Édito : la jeunesse politique sacrifiée sur l’autel du spectacle électoral

Par Moukala Kombi Ernaud Richy, Doctorant en Géopolitique à l’Université de Poitiers
L’élection présidentielle de 2025 approche, et une fois de plus, la jeunesse gabonaise est convoquée pour jouer son rôle habituel : applaudir, chanter, danser et faire nombre dans les meetings politiques. Des bus pleins à craquer, des tee-shirts distribués à la hâte, quelques billets glissés discrètement dans les mains, et voilà la scène électorale animée par une foule enthousiaste. Mais derrière cette mascarade se cache une réalité amère : les jeunes ne sont là que pour décorer, jamais pour décider.
Une jeunesse absente des instances électorales
Au Gabon, la jeunesse est majoritaire dans la population, mais totalement absente des espaces décisionnels. L’Autorité de contrôle des élections et du référendum (ACER), mise en place pour garantir la transparence du processus électoral, est composée d’anciens cadres du système, sans aucune représentation significative des jeunes. Aucun siège réservé à la jeunesse dans les commissions électorales, aucune initiative sérieuse pour leur permettre d’accéder aux organes de supervision.
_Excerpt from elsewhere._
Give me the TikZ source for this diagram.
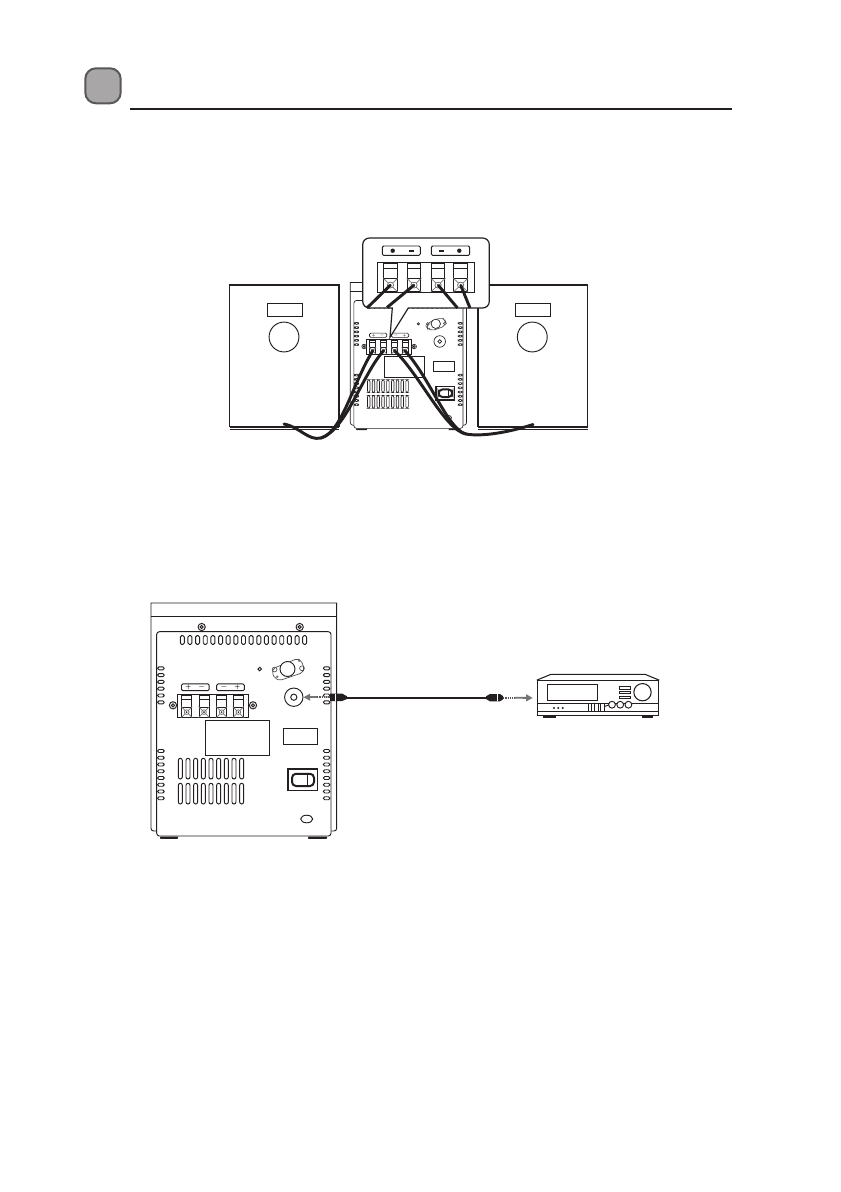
\documentclass[tikz,border=0pt]{standalone}
\usepackage{amsmath}
\usetikzlibrary{arrows.meta, positioning, calc}

\definecolor{badgefill}{HTML}{A8A6A6}
\definecolor{badgeline}{HTML}{58585A}
\definecolor{inkblack}{HTML}{231F20}
\definecolor{signalgray}{HTML}{757575}

\tikzset{
    ink/.style={draw=inkblack, line width=0.7pt},
    heavy/.style={draw=inkblack, line width=1.3pt},
    unitline/.style={draw=inkblack, line width=0.7pt},
    termsq/.style={unitline, fill=white, minimum size=7.5pt, inner sep=0pt, transform shape},
    wire/.style={draw=inkblack, line width=2.2pt, line cap=round},
    signal/.style={draw=signalgray, line width=1.4pt, -{Triangle[length=5pt, width=5pt]}},
    cable/.style={draw=inkblack, line width=1.4pt},
    metaltip/.style={draw=inkblack!75, line width=1.8pt, dash pattern=on 1pt off 0.7pt},
    plugbody/.style={fill=inkblack, draw=none},
    signlabel/.style={font=\fontsize{3.8}{4}\selectfont\bfseries, inner sep=0pt, transform shape}
}

% four speaker terminals, origin at the top left of the block
\newcommand{\termblock}[2]{
    \begin{scope}[#2]
        \draw[unitline, fill=white] (0,0) rectangle (71.7,23.4);
        \foreach \i/\tx in {1/9.7, 2/27, 3/44.7, 4/61.3} {
            \draw[unitline] (\tx-5,0.7) rectangle (\tx+5,12.7);
            \draw[unitline] (\tx-5,4.7) -- (\tx+5,4.7);
            \node[termsq] (#1-t\i) at (\tx,17.8) {};
            \draw[draw=signalgray, line width=0.5pt] (#1-t\i.north west) -- (#1-t\i.south east);
            \draw[draw=signalgray, line width=0.5pt] (#1-t\i.north east) -- (#1-t\i.south west);
            \draw[draw=inkblack!70, line width=0.5pt, fill=white] (\tx,17.8) circle (2.3);
            \fill[inkblack] (\tx,17.8) circle (0.9);
        }
    \end{scope}
}

% rear of the main unit, drawn at the size of the lower picture
\newcommand{\backunit}[2]{
    \begin{scope}[#2]
        \draw[unitline, fill=white] (156.7,831) [rounded corners=2pt] -- (151,831) [sharp corners] -- (151,603) -- (336.7,603) [rounded corners=2pt] -- (336.7,831) -- (331,831);
        \draw[unitline] (151,616.7) -- (336.7,616.7);
        \draw[unitline, fill=white, rounded corners=2pt] (156.7,631.7) rectangle (331,836);
        \fill[inkblack, rounded corners=0.5pt] (160,836.5) rectangle (178,838.8);
        \fill[inkblack, rounded corners=0.5pt] (308,836.5) rectangle (327,838.8);
        % screws
        \foreach \sx/\sy in {201.7/627, 299.7/627, 173/705.3, 253/705.3} {
            \draw[unitline] (\sx,\sy) circle (3.6);
            \draw[unitline] (\sx,\sy) circle (1.6);
        }
        % slots
        \foreach \i in {0,...,16}
            \draw[unitline, rounded corners=1pt] (180.3+\i*7.65,635.7) rectangle ++(4,8.6);
        \foreach \i in {0,...,5} {
            \draw[unitline, rounded corners=1pt] (157.7,666.8+\i*6.8) rectangle ++(6.5,3);
            \draw[unitline, rounded corners=1pt] (323.4,666.8+\i*6.8) rectangle ++(6.5,3);
        }
        \foreach \i in {0,...,7} {
            \draw[unitline, rounded corners=1pt] (157.7,749.5+\i*6.75) rectangle ++(6.5,3);
            \draw[unitline, rounded corners=1pt] (323.4,749.5+\i*6.75) rectangle ++(6.5,3);
        }
        \foreach \i in {0,...,8} {
            \draw[unitline, rounded corners=1.5pt] (178.3+\i*7.67,758.3) rectangle ++(4,20.7);
            \draw[unitline, rounded corners=1.5pt] (178.3+\i*7.67,783.3) rectangle ++(4,20.7);
        }
        % mounting plate
        \draw[unitline] (259.7,669) circle (1.8);
        \draw[draw=inkblack!80, line width=0.5pt, rounded corners=4pt] (270.5,669.5) -- (276.7,681.5) -- (305.5,671.7) -- (300,657.5) -- cycle;
        \draw[unitline, fill=white] (287.5,669) circle (7.5);
        \draw[draw=inkblack!80, line width=0.5pt] (274.6,669.5) circle (2.4);
        \draw[draw=inkblack!80, line width=0.5pt] (302,668.3) circle (2.4);
        \fill[signalgray] (277.3,676.7) circle (1.4);
        \fill[signalgray] (299.3,660.7) circle (1.4);
        % signs over the terminals
        \draw[unitline, rounded corners=1pt] (181.5,683.9) rectangle (209.2,690.7);
        \draw[unitline, rounded corners=1pt] (216.7,683.9) rectangle (244.3,690.7);
        \node[signlabel] (#1-s1) at (188.3,687.3) {+};
        \node[signlabel] (#1-s2) at (201.7,687.3) {$-$};
        \node[signlabel] (#1-s3) at (224,687.3) {$-$};
        \node[signlabel] (#1-s4) at (237.3,687.3) {+};
        \termblock{#1}{shift={(177,694.3)}}
        % line in jack
        \node[circle, unitline, fill=white, minimum size=13.8pt, inner sep=0pt, transform shape] (#1-jack) at (293.8,697.2) {};
        \draw[unitline] (#1-jack.center) circle (3.1);
        \draw[unitline] (205.3,720.7) rectangle (269.3,755.3);
        \draw[unitline] (283.3,728.3) rectangle (317.3,744.7);
        % power switch
        \draw[draw=inkblack, line width=0.9pt] (288,769) rectangle (317.7,790.7);
        \draw[draw=inkblack, line width=1.5pt, fill=white, rounded corners=3pt] (292,773.8) rectangle (314,786);
        \draw[draw=inkblack, line width=0.5pt] (307.5,774) -- (307.5,786);
        \draw[unitline] (306.7,819) ellipse (6 and 3.8);
    \end{scope}
}

\newcommand{\speaker}[2]{
    \draw[heavy, fill=white] (#2,427) -- (#2,285) -- (#2+109.7,285) -- (#2+109.7,427);
    \draw[heavy] (#2,427) -- (#2+109.7,427);
    \draw[ink] (#2,429.3) -- (#2+109.7,429.3);
    \node[draw=inkblack, line width=0.7pt, minimum width=26.2pt, minimum height=9.7pt, inner sep=0pt] (#1-badge) at (#2+55,309.5) {};
    \node[circle, draw=inkblack, line width=0.7pt, minimum size=22.4pt, inner sep=0pt] (#1-cone) at (#2+54.5,337) {};
}

\begin{document}
\begin{tikzpicture}[x=0.75pt, y=-0.75pt]
    \useasboundingbox (0,0) rectangle (840,1192);

    % section heading
    \draw[badgeline, fill=badgefill, line width=1.5pt, rounded corners=8pt] (85.3,68.3) rectangle (120.7,103.3);
    \draw[draw=inkblack, line width=1.5pt] (130,109.3) -- (732,109.3);

    % upper picture
    \backunit{small}{shift={(255.8,-95)}, scale=0.626, unitline/.style={draw=inkblack, line width=0.5pt}}
    \speaker{spkleft}{229.5}
    \speaker{spkright}{477.8}

    \draw[draw=inkblack, line width=0.9pt, fill=white, rounded corners=5pt]
        (362.7,238) -- (489.3,238) -- (489.3,308) [sharp corners] -- (408.3,308) -- (390,337.3) -- (392.3,308) [rounded corners=5pt] -- (362.7,308) -- cycle;
    \draw[unitline, rounded corners=1pt] (382.3,246) rectangle (420.3,255.3);
    \draw[unitline, rounded corners=1pt] (431.3,246) rectangle (469.7,255.3);
    \fill[inkblack] (392.7,250.7) circle (2.2);
    \fill[inkblack] (409,249.7) rectangle (413.5,251.7);
    \fill[inkblack] (439,249.7) rectangle (443.5,251.7);
    \fill[inkblack] (459.3,250.7) circle (2.2);
    \termblock{zoom}{shift={(377.3,262.3)}, xscale=1.36, yscale=1.28}

    \coordinate (zoomout1) at (367,308);
    \coordinate (zoomout2) at (387,307.5);
    \coordinate (zoomout3) at (457.5,308);
    \coordinate (zoomout4) at (470,308);
    \draw[wire, line cap=butt] (zoom-t1.center) -- (zoomout1);
    \draw[wire, line cap=butt] (zoom-t2.center) -- (zoomout2);
    \draw[wire, line cap=butt] (zoom-t3.center) -- (zoomout3);
    \draw[wire, line cap=butt] (zoom-t4.center) -- (zoomout4);

    \coordinate (coneleft) at (284,424);
    \coordinate (coneright) at (533,424.5);
    \draw[wire] (small-t1.center) .. controls (352,385) and (342,432) .. (321,438) .. controls (308,441) and (300,427) .. (coneleft);
    \draw[wire] (small-t2.center) .. controls (362,375) and (346,430) .. (321,438);
    \draw[wire] (small-t3.center) .. controls (420,375) and (445,430) .. (466,434) .. controls (482,437) and (510,432) .. (coneright);
    \draw[wire] (small-t4.center) .. controls (430,378) and (448,430) .. (466,434);

    % lower picture
    \backunit{big}{}

    \coordinate (plugin) at (317,697.2);
    \coordinate (plugfar) at (490,697.7);
    \coordinate (plugnear) at (346,697.7);
    \coordinate (plugtip) at (515,697.7);
    \node[draw=inkblack, line width=0.8pt, minimum width=91pt, minimum height=26pt, inner sep=0pt] (recv) at (598,698) {};

    \draw[signal] (plugin) -- (big-jack.east);
    \draw[signal, shorten >=3pt] (plugtip) -- (recv.west);
    \draw[cable] (plugnear) -- (plugfar);
    \draw[metaltip] (plugin) -- ++(13,0);
    \draw[metaltip] (503,697.7) -- (plugtip);
    \fill[plugbody] (330,693.5) -- (342,693.5) -- (347,696.3) -- (347,699) -- (342,701) -- (330,701) -- cycle;
    \fill[plugbody] (486,696.3) -- (490,694) -- (500,694) -- (503,696) -- (503,699.4) -- (500,701.3) -- (490,701.3) -- (486,699) -- cycle;
    \draw[draw=white, line width=0.4pt] (335,693.5) -- (335,701);
    \draw[draw=white, line width=0.4pt] (497,694) -- (497,701.3);

    % receiver
    \draw[draw=inkblack, line width=0.8pt, line join=round] (recv.north west) -- (551,674.3) -- (645,674.3) -- (recv.north east);
    \draw[draw=inkblack, line width=1pt] (recv.west |- 0,703.5) -- (recv.east |- 0,703.5);
    \draw[ink] (recv.west |- 0,711.3) -- (recv.east |- 0,711.3);
    \draw[ink] (547.3,684) rectangle (597.7,700);
    \foreach \by/\bh in {686.3/2.7, 691.3/2.4, 696/2.7}
        \draw[ink] (619.3,\by) rectangle (630,\by+\bh);
    \node[circle, draw=inkblack, line width=0.8pt, minimum size=13pt, inner sep=0pt] (recvknob) at (642.5,692.2) {};
    \foreach \dx in {554,558.3,562.7}
        \fill[inkblack] (\dx,708) circle (1.1);
    \foreach \bx in {588,594.8,600.8}
        \draw[ink, fill=white] (\bx,703.2) rectangle (\bx+3.4,711);
    \draw[ink] (604.2,706.5) -- (609,705);
    \foreach \cx in {612,620.2,628.4}
        \draw[ink, fill=white] (\cx,704.7) circle (3.4);
    \fill[inkblack] (543,715) rectangle (556,717.5);
    \fill[inkblack] (641.7,715) rectangle (653,717.5);
\end{tikzpicture}
\end{document}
Les jeunes sont-ils incompétents ? Certainement pas. Mais ils sont systématiquement tenus à l’écart des postes où ils pourraient exercer une influence réelle sur le processus électoral. Et lorsqu’ils tentent de s’organiser en dehors des cadres établis, ils sont marginalisés, voire réprimés.
De l’instrumentalisation à l’humiliation
Le seul rôle que l’on concède aux jeunes dans la politique gabonaise est celui de figurants dans les grandes messes électorales. Transportés par centaines vers des rassemblements politiques, ils servent à donner l’illusion d’un soutien populaire aux candidats. On leur demande d’applaudir, d’agiter des drapeaux, de scander des slogans, mais jamais de penser, ni de décider.
Une fois les élections terminées, plus personne ne se soucie d’eux. Ils retournent à l’oubli, à leurs problèmes quotidiens de chômage, de précarité et de manque de perspectives. Ce mépris institutionnalisé est une insulte à leur intelligence, un aveu de l’incapacité des dirigeants à leur faire une place réelle dans l’édifice politique national.
Une jeunesse complice de sa propre invisibilité ?
Mais l’État n’est pas le seul responsable de cette situation. Il faut aussi questionner l’attitude de la jeunesse elle-même. Pourquoi accepter un rôle aussi humiliant ? Pourquoi ne pas revendiquer une véritable place dans le processus politique ?
Certes, le système est verrouillé. Certes, l’engagement indépendant est découragé, voire entravé. Mais la politique ne se limite pas aux élections. Il est possible de créer des associations, de structurer des mouvements citoyens, d’imposer une nouvelle dynamique en dehors des cadres traditionnels. Pourtant, trop peu de jeunes osent s’organiser. Trop peu osent remettre en question le statu quo.
L’argument du manque de moyens ne tient pas. L’histoire politique mondiale regorge d’exemples de mouvements portés par une jeunesse qui, malgré l’adversité, a su imposer le changement. Pourquoi le Gabon ferait-il exception ?
Un avenir politique en péril
Si rien ne change, la jeunesse gabonaise restera un simple outil électoral entre les mains des mêmes élites. Il est grand temps de rompre avec cette logique d’exclusion et d’imposer un nouveau rapport de force.
L’État doit comprendre qu’un pays où la jeunesse est marginalisée est un pays condamné à la stagnation. Les jeunes doivent exiger des réformes : une représentation dans les commissions électorales, des programmes de formation aux responsabilités politiques, des mécanismes d’accompagnement pour ceux qui veulent s’engager.
Mais la véritable révolution ne viendra pas d’en haut. Elle viendra de la jeunesse elle-même, le jour où elle décidera de refuser d’être une simple masse docile et interchangeable.
Le temps de la résignation est terminé. L’heure est venue pour la jeunesse gabonaise de choisir : s’engager ou disparaître du jeu politique.